(INFORMATION SUPPLIED)
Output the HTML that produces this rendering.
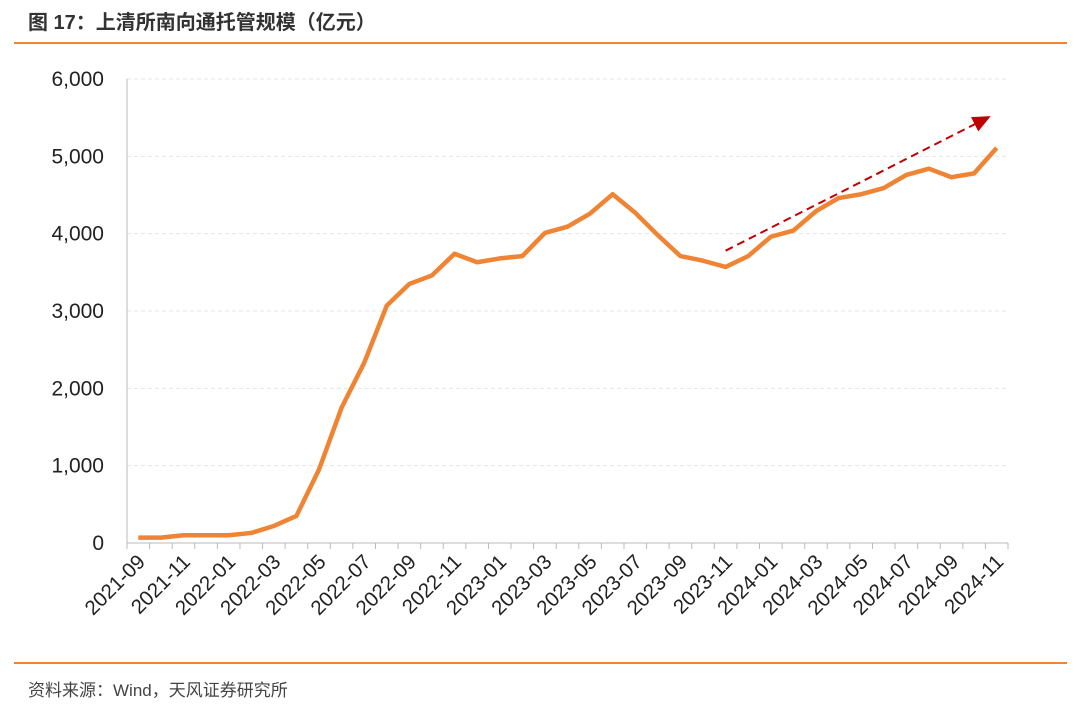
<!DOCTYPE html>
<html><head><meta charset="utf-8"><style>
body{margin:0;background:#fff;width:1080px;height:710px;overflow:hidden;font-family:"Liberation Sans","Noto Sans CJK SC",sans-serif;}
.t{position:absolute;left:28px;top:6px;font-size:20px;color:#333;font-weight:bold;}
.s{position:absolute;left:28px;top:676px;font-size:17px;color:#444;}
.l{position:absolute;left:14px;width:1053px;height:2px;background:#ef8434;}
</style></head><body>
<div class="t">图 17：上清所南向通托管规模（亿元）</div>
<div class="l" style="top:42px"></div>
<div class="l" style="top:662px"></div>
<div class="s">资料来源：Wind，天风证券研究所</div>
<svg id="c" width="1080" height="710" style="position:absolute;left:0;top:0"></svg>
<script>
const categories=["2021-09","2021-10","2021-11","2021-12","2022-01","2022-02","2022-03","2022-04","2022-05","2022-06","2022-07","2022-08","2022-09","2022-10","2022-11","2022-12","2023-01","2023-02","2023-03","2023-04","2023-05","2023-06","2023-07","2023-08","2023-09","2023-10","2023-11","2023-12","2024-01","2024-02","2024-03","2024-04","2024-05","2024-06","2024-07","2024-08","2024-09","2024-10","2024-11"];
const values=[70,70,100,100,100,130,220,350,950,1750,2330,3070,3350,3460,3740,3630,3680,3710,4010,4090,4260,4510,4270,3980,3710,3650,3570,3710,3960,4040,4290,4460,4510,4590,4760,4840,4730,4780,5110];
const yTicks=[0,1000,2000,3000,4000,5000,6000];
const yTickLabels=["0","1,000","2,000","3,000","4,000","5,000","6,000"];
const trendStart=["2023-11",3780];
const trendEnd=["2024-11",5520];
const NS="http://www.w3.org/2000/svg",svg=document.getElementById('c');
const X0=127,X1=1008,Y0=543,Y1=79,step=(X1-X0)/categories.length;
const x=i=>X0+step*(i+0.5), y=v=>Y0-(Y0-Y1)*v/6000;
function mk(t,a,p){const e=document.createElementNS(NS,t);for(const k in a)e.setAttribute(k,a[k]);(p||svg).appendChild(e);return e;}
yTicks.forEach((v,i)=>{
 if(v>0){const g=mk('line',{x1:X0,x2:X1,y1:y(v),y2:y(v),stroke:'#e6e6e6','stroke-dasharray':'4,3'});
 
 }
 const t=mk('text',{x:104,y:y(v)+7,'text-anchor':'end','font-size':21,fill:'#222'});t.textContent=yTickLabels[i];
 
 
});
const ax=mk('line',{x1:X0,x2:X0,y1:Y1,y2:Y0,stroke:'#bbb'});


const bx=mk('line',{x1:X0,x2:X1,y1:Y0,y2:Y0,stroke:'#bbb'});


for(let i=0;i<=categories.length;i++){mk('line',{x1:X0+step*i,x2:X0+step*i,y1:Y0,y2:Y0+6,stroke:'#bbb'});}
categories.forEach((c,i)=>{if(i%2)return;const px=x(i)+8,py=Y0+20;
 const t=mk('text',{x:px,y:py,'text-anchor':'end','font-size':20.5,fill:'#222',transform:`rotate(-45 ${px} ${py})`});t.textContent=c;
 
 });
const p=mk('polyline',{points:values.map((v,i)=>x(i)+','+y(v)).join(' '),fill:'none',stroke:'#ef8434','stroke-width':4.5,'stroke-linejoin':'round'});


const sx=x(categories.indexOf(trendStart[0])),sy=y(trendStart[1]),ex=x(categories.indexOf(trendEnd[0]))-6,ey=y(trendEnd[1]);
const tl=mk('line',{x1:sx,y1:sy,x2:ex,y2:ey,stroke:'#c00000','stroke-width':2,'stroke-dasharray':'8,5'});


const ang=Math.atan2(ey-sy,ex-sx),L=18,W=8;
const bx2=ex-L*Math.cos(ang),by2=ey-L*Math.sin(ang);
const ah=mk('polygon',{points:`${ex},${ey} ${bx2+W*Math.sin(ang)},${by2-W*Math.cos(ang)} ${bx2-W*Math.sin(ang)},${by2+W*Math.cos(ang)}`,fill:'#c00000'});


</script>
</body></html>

(WHAT IS EXPECTED) Keep the pictures out of the copy and write out the data exactly as it stands.

(TASK RESULT)
Output the HTML that produces this rendering.
<!DOCTYPE html>
<html><head><meta charset="utf-8"><style>
body{margin:0;background:#fff;width:1080px;height:710px;overflow:hidden;font-family:"Liberation Sans","Noto Sans CJK SC",sans-serif;}
.t{position:absolute;left:28px;top:6px;font-size:20px;color:#333;font-weight:bold;}
.s{position:absolute;left:28px;top:676px;font-size:17px;color:#444;}
.l{position:absolute;left:14px;width:1053px;height:2px;background:#ef8434;}
</style></head><body>
<div class="t">图 17：上清所南向通托管规模（亿元）</div>
<div class="l" style="top:42px"></div>
<div class="l" style="top:662px"></div>
<div class="s">资料来源：Wind，天风证券研究所</div>
<svg id="c" width="1080" height="710" style="position:absolute;left:0;top:0"></svg>
<script>
const categories=["2021-09","2021-10","2021-11","2021-12","2022-01","2022-02","2022-03","2022-04","2022-05","2022-06","2022-07","2022-08","2022-09","2022-10","2022-11","2022-12","2023-01","2023-02","2023-03","2023-04","2023-05","2023-06","2023-07","2023-08","2023-09","2023-10","2023-11","2023-12","2024-01","2024-02","2024-03","2024-04","2024-05","2024-06","2024-07","2024-08","2024-09","2024-10","2024-11"];
const values=[70,70,100,100,100,130,220,350,950,1750,2330,3070,3350,3460,3740,3630,3680,3710,4010,4090,4260,4510,4270,3980,3710,3650,3570,3710,3960,4040,4290,4460,4510,4590,4760,4840,4730,4780,5110];
const yTicks=[0,1000,2000,3000,4000,5000,6000];
const yTickLabels=["0","1,000","2,000","3,000","4,000","5,000","6,000"];
const trendStart=["2023-11",3780];
const trendEnd=["2024-11",5520];
const NS="http://www.w3.org/2000/svg",svg=document.getElementById('c');
const X0=127,X1=1008,Y0=543,Y1=79,step=(X1-X0)/categories.length;
const x=i=>X0+step*(i+0.5), y=v=>Y0-(Y0-Y1)*v/6000;
function mk(t,a,p){const e=document.createElementNS(NS,t);for(const k in a)e.setAttribute(k,a[k]);(p||svg).appendChild(e);return e;}
yTicks.forEach((v,i)=>{
 if(v>0){const g=mk('line',{x1:X0,x2:X1,y1:y(v),y2:y(v),stroke:'#e6e6e6','stroke-dasharray':'4,3'});
 
 }
 const t=mk('text',{x:104,y:y(v)+7,'text-anchor':'end','font-size':21,fill:'#222'});t.textContent=yTickLabels[i];
 
 
});
const ax=mk('line',{x1:X0,x2:X0,y1:Y1,y2:Y0,stroke:'#bbb'});


const bx=mk('line',{x1:X0,x2:X1,y1:Y0,y2:Y0,stroke:'#bbb'});


for(let i=0;i<=categories.length;i++){mk('line',{x1:X0+step*i,x2:X0+step*i,y1:Y0,y2:Y0+6,stroke:'#bbb'});}
categories.forEach((c,i)=>{if(i%2)return;const px=x(i)+8,py=Y0+20;
 const t=mk('text',{x:px,y:py,'text-anchor':'end','font-size':20.5,fill:'#222',transform:`rotate(-45 ${px} ${py})`});t.textContent=c;
 
 });
const p=mk('polyline',{points:values.map((v,i)=>x(i)+','+y(v)).join(' '),fill:'none',stroke:'#ef8434','stroke-width':4.5,'stroke-linejoin':'round'});


const sx=x(categories.indexOf(trendStart[0])),sy=y(trendStart[1]),ex=x(categories.indexOf(trendEnd[0]))-6,ey=y(trendEnd[1]);
const tl=mk('line',{x1:sx,y1:sy,x2:ex,y2:ey,stroke:'#c00000','stroke-width':2,'stroke-dasharray':'8,5'});


const ang=Math.atan2(ey-sy,ex-sx),L=18,W=8;
const bx2=ex-L*Math.cos(ang),by2=ey-L*Math.sin(ang);
const ah=mk('polygon',{points:`${ex},${ey} ${bx2+W*Math.sin(ang)},${by2-W*Math.cos(ang)} ${bx2-W*Math.sin(ang)},${by2+W*Math.cos(ang)}`,fill:'#c00000'});


</script>
</body></html>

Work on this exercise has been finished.